Unless there has been some secret agreement that we do not know about, Spanish Prime Minister Pedro Sánchez’s trip to China does not seem to have produced economic gains in the asymmetrical trade relations between the two countries. The Spanish leader did, however, get his photo taken with the very powerful leader of the world’s second-largest superpower, and Xi Jinping further strengthened the perception that others have of his growing power and his consequent possibilities of becoming the alternative world leader to the United States.

The reality is that Spain, in addition to many other negative records, accumulates the largest trade deficit in its portfolio with China, precisely thanks to a growing exchange of products that is clearly asymmetrical in favour of Beijing. If in 2021 the Spanish deficit with respect to China was 26 billion euros, in 2022 it soared to 41 billion, and pending confirmation of the figures for the first quarter of 2023, the data continue to point in the same unbalanced direction for Spain.

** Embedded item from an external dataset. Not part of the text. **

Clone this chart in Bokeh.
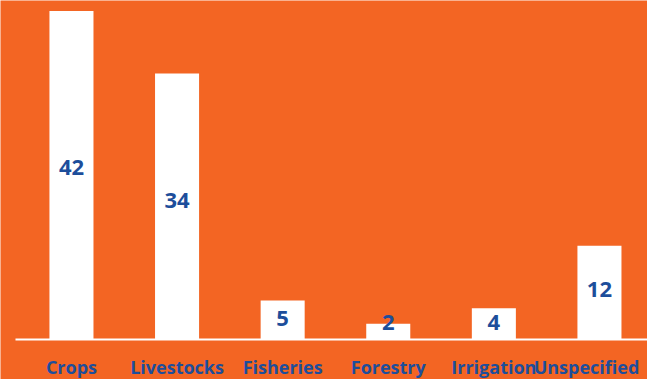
from bokeh.plotting import figure
from bokeh.models import ColumnDataSource, Range1d
from bokeh.core.properties import value
from bokeh.embed import file_html
from bokeh.resources import INLINE

categories = ["Crops", "Livestocks", "Fisheries", "Forestry", "Irrigation", "Unspecified"]
values = [42, 34, 5, 2, 4, 12]

ORANGE = "#F36523"
BLUE = "#1D4E9B"
FONT = "Open Sans"

idx = list(range(len(categories)))
src = ColumnDataSource(dict(
    x=idx,
    top=values,
    label=[str(v) for v in values],
    ymid=[max(0.52 * v + 0.1, 2.2) for v in values],
    cat=categories,
    ycat=[0] * len(categories),
    xoff=[0, 0, 0, 0, 0, -13],
))

p = figure(width=647, height=379, output_backend="svg", toolbar_location=None,
           x_range=Range1d(-0.672, 5.455), y_range=Range1d(-5.115, 43.35),
           min_border_left=0, min_border_right=0, min_border_top=0, min_border_bottom=0)
p.background_fill_color = ORANGE
p.border_fill_color = ORANGE
p.outline_line_color = None
p.grid.visible = False
p.axis.visible = False

p.vbar(x="x", top="top", bottom=0, width=0.417, source=src,
       fill_color="white", line_color=None)
p.segment(x0=[-0.53], y0=[0], x1=[5.49], y1=[0], line_color="white", line_width=2)

p.text(x="x", y="ymid", text="label", source=src, text_align="center",
       text_baseline="middle", text_color=BLUE, text_font=value(FONT),
       text_font_style="bold", text_font_size="22px")

p.text(x="x", y="ycat", text="cat", source=src, text_align="center",
       text_baseline="middle", x_offset="xoff", y_offset=27, text_color=BLUE,
       text_font=value(FONT), text_font_style="bold", text_font_size="18px")

open("out.html", "w").write(file_html(p, INLINE))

Compared with the volumes of Europe’s big players, Germany, France, the Netherlands and Italy, even adding the post-Brexit UK, account for almost 90% of European exports to China, while Spain has to make do with barely 4%. It is often argued that Spanish companies arrived later in China than their European counterparts and had to pay the high price of China’s protectionist bureaucracy, but they all had to pass through these caudine gibbets, sharpened or tempered according to the political discrepancies at different times.

In Spanish-Chinese relations, the most delicate moment came when, based on the principle of universal jurisdiction, Spanish judges eager for glory and world fame wanted to prosecute several Chinese leaders, including former President Jiang Zemin, for the repression in Tibet. Not only did Spanish companies in China suffer the consequences of this attempt, but the Chinese embassy in Madrid threatened the then head of Spanish diplomacy, José Manuel García Margallo, with foreclosure of Spain’s large foreign debt in his hands. A new law, agreed between Mariano Rajoy and opposition leader Alfredo Pérez Rubalcaba, unravelled the mess, culminating in an official visit to Beijing by the prime minister, who then signed agreements worth more than 3 billion euros. Spain’s foreign ministry was haunted by the judgement of US Secretary of State Hillary Clinton when the United States demanded criminal sanctions similar to those sought by the Spanish courts. “It is never a good idea to attack and want to imprison your banker”, alluding to the huge debt that the American superpower was holding in the hands of China.

European weakness and Spanish indigence
For its part, the European Union also exhibits a marked weakness not only with China but also with the countries that supply it with energy products, the real Achilles heel of the European club, which could mark its own future with respect to both the United States and China.

Here too, the Eurostat figures are dramatic: the trade balance of the EU as a whole has gone from a surplus of 55.2 billion euros in 2021 to a deficit of 431.2 billion in 2022. The net energy bill (exports minus imports of energy products) has a lot to do with this, with a deficit of 285.8 billion euros in 2021, rising to a deficit of 653.6 billion euros in 2022. And rising, because the first month of 2023 alone already accumulates a deficit of 34.5 billion euros.

And finally, in terms of the impact on EU citizens, the overall impact is 0.5% less GDP. Obviously, not all countries suffer with the same intensity, especially in terms of the wealth-poverty indices within the EU itself.

It is disturbing to note that Spain is the only country in the club whose inhabitants have a lower per capita income now than in 2019: 24,590 euros, 2.3% less. Given the enormous inflation rates, it is clear that Spain is accelerating its impoverishment by leaps and bounds.